(Rows from a dataset of charts and code)
----

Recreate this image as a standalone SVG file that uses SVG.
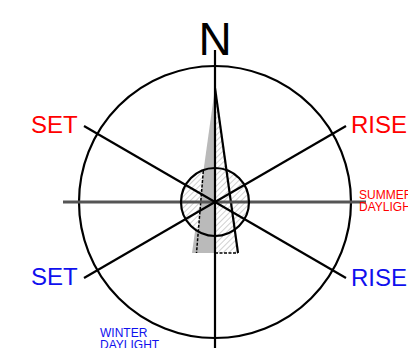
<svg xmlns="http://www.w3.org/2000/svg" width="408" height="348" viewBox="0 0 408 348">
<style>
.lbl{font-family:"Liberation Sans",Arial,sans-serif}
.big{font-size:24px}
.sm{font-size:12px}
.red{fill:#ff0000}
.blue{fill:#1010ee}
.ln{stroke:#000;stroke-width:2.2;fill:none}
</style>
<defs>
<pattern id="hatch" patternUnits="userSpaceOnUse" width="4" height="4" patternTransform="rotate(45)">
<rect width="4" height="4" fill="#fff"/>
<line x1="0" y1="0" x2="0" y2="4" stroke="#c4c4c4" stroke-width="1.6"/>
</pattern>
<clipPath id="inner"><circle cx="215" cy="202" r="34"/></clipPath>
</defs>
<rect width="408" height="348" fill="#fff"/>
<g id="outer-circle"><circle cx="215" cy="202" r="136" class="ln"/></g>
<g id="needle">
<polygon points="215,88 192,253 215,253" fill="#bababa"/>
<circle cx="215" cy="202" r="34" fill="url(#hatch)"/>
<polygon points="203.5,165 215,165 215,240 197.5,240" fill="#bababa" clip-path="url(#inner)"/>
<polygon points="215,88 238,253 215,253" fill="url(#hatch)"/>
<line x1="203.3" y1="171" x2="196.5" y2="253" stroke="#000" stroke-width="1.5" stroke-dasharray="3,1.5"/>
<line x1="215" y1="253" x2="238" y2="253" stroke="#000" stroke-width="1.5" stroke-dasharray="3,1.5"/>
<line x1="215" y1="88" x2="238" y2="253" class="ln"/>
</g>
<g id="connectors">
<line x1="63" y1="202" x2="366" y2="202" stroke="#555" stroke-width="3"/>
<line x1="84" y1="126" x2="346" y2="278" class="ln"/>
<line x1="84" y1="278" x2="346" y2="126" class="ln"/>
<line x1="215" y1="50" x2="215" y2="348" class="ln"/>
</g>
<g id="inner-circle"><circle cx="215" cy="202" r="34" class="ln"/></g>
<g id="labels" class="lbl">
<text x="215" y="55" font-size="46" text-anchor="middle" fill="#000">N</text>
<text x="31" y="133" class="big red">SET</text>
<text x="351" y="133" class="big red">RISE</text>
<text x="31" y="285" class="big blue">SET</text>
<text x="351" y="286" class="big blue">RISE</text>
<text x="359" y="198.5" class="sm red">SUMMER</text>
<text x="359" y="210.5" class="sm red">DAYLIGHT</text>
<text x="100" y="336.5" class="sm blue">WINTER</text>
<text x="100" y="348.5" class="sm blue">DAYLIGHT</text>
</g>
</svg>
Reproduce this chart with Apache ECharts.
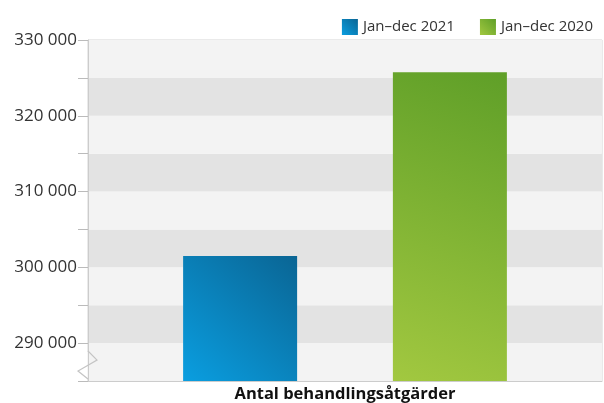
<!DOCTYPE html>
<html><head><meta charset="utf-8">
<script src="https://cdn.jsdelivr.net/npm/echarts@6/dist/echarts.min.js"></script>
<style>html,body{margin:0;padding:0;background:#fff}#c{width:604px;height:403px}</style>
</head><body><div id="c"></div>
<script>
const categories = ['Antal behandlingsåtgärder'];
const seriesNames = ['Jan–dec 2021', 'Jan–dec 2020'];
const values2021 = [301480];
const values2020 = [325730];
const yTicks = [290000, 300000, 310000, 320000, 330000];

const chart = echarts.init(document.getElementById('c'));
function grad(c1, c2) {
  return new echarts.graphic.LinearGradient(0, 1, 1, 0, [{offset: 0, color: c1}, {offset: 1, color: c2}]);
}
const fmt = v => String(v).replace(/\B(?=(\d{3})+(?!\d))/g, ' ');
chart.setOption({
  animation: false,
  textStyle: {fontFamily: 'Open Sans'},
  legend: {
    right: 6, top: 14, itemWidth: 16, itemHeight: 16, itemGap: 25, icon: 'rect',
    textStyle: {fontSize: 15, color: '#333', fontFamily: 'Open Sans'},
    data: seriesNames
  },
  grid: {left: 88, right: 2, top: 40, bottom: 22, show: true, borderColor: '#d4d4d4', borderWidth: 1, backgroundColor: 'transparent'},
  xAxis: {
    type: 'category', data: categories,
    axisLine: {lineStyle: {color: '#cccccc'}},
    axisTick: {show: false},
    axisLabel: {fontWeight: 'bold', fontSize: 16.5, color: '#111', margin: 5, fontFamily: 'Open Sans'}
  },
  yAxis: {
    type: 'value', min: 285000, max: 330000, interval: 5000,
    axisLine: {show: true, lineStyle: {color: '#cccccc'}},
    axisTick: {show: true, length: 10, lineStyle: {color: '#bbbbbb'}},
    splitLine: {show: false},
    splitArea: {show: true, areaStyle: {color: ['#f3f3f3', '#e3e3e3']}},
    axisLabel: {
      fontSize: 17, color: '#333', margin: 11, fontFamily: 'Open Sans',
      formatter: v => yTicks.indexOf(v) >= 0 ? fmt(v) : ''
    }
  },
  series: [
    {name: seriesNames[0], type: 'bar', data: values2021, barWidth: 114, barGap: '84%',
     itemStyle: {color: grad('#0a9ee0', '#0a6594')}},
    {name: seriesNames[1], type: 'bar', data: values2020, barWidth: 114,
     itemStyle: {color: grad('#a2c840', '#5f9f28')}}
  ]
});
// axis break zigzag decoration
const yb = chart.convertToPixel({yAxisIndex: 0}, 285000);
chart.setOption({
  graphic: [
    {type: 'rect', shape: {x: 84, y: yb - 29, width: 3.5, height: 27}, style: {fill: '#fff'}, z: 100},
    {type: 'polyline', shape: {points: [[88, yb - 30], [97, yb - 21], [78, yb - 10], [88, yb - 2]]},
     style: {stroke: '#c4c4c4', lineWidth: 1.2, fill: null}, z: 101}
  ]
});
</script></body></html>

----

* Goal *
Retype every entry verbatim and exclude the pictures from the copy.

* Solution for this exercise *
Recreate this image as a standalone SVG file that uses SVG.
<svg xmlns="http://www.w3.org/2000/svg" width="408" height="348" viewBox="0 0 408 348">
<style>
.lbl{font-family:"Liberation Sans",Arial,sans-serif}
.big{font-size:24px}
.sm{font-size:12px}
.red{fill:#ff0000}
.blue{fill:#1010ee}
.ln{stroke:#000;stroke-width:2.2;fill:none}
</style>
<defs>
<pattern id="hatch" patternUnits="userSpaceOnUse" width="4" height="4" patternTransform="rotate(45)">
<rect width="4" height="4" fill="#fff"/>
<line x1="0" y1="0" x2="0" y2="4" stroke="#c4c4c4" stroke-width="1.6"/>
</pattern>
<clipPath id="inner"><circle cx="215" cy="202" r="34"/></clipPath>
</defs>
<rect width="408" height="348" fill="#fff"/>
<g id="outer-circle"><circle cx="215" cy="202" r="136" class="ln"/></g>
<g id="needle">
<polygon points="215,88 192,253 215,253" fill="#bababa"/>
<circle cx="215" cy="202" r="34" fill="url(#hatch)"/>
<polygon points="203.5,165 215,165 215,240 197.5,240" fill="#bababa" clip-path="url(#inner)"/>
<polygon points="215,88 238,253 215,253" fill="url(#hatch)"/>
<line x1="203.3" y1="171" x2="196.5" y2="253" stroke="#000" stroke-width="1.5" stroke-dasharray="3,1.5"/>
<line x1="215" y1="253" x2="238" y2="253" stroke="#000" stroke-width="1.5" stroke-dasharray="3,1.5"/>
<line x1="215" y1="88" x2="238" y2="253" class="ln"/>
</g>
<g id="connectors">
<line x1="63" y1="202" x2="366" y2="202" stroke="#555" stroke-width="3"/>
<line x1="84" y1="126" x2="346" y2="278" class="ln"/>
<line x1="84" y1="278" x2="346" y2="126" class="ln"/>
<line x1="215" y1="50" x2="215" y2="348" class="ln"/>
</g>
<g id="inner-circle"><circle cx="215" cy="202" r="34" class="ln"/></g>
<g id="labels" class="lbl">
<text x="215" y="55" font-size="46" text-anchor="middle" fill="#000">N</text>
<text x="31" y="133" class="big red">SET</text>
<text x="351" y="133" class="big red">RISE</text>
<text x="31" y="285" class="big blue">SET</text>
<text x="351" y="286" class="big blue">RISE</text>
<text x="359" y="198.5" class="sm red">SUMMER</text>
<text x="359" y="210.5" class="sm red">DAYLIGHT</text>
<text x="100" y="336.5" class="sm blue">WINTER</text>
<text x="100" y="348.5" class="sm blue">DAYLIGHT</text>
</g>
</svg>
Reproduce this chart with Apache ECharts.
<!DOCTYPE html>
<html><head><meta charset="utf-8">
<script src="https://cdn.jsdelivr.net/npm/echarts@6/dist/echarts.min.js"></script>
<style>html,body{margin:0;padding:0;background:#fff}#c{width:604px;height:403px}</style>
</head><body><div id="c"></div>
<script>
const categories = ['Antal behandlingsåtgärder'];
const seriesNames = ['Jan–dec 2021', 'Jan–dec 2020'];
const values2021 = [301480];
const values2020 = [325730];
const yTicks = [290000, 300000, 310000, 320000, 330000];

const chart = echarts.init(document.getElementById('c'));
function grad(c1, c2) {
  return new echarts.graphic.LinearGradient(0, 1, 1, 0, [{offset: 0, color: c1}, {offset: 1, color: c2}]);
}
const fmt = v => String(v).replace(/\B(?=(\d{3})+(?!\d))/g, ' ');
chart.setOption({
  animation: false,
  textStyle: {fontFamily: 'Open Sans'},
  legend: {
    right: 6, top: 14, itemWidth: 16, itemHeight: 16, itemGap: 25, icon: 'rect',
    textStyle: {fontSize: 15, color: '#333', fontFamily: 'Open Sans'},
    data: seriesNames
  },
  grid: {left: 88, right: 2, top: 40, bottom: 22, show: true, borderColor: '#d4d4d4', borderWidth: 1, backgroundColor: 'transparent'},
  xAxis: {
    type: 'category', data: categories,
    axisLine: {lineStyle: {color: '#cccccc'}},
    axisTick: {show: false},
    axisLabel: {fontWeight: 'bold', fontSize: 16.5, color: '#111', margin: 5, fontFamily: 'Open Sans'}
  },
  yAxis: {
    type: 'value', min: 285000, max: 330000, interval: 5000,
    axisLine: {show: true, lineStyle: {color: '#cccccc'}},
    axisTick: {show: true, length: 10, lineStyle: {color: '#bbbbbb'}},
    splitLine: {show: false},
    splitArea: {show: true, areaStyle: {color: ['#f3f3f3', '#e3e3e3']}},
    axisLabel: {
      fontSize: 17, color: '#333', margin: 11, fontFamily: 'Open Sans',
      formatter: v => yTicks.indexOf(v) >= 0 ? fmt(v) : ''
    }
  },
  series: [
    {name: seriesNames[0], type: 'bar', data: values2021, barWidth: 114, barGap: '84%',
     itemStyle: {color: grad('#0a9ee0', '#0a6594')}},
    {name: seriesNames[1], type: 'bar', data: values2020, barWidth: 114,
     itemStyle: {color: grad('#a2c840', '#5f9f28')}}
  ]
});
// axis break zigzag decoration
const yb = chart.convertToPixel({yAxisIndex: 0}, 285000);
chart.setOption({
  graphic: [
    {type: 'rect', shape: {x: 84, y: yb - 29, width: 3.5, height: 27}, style: {fill: '#fff'}, z: 100},
    {type: 'polyline', shape: {points: [[88, yb - 30], [97, yb - 21], [78, yb - 10], [88, yb - 2]]},
     style: {stroke: '#c4c4c4', lineWidth: 1.2, fill: null}, z: 101}
  ]
});
</script></body></html>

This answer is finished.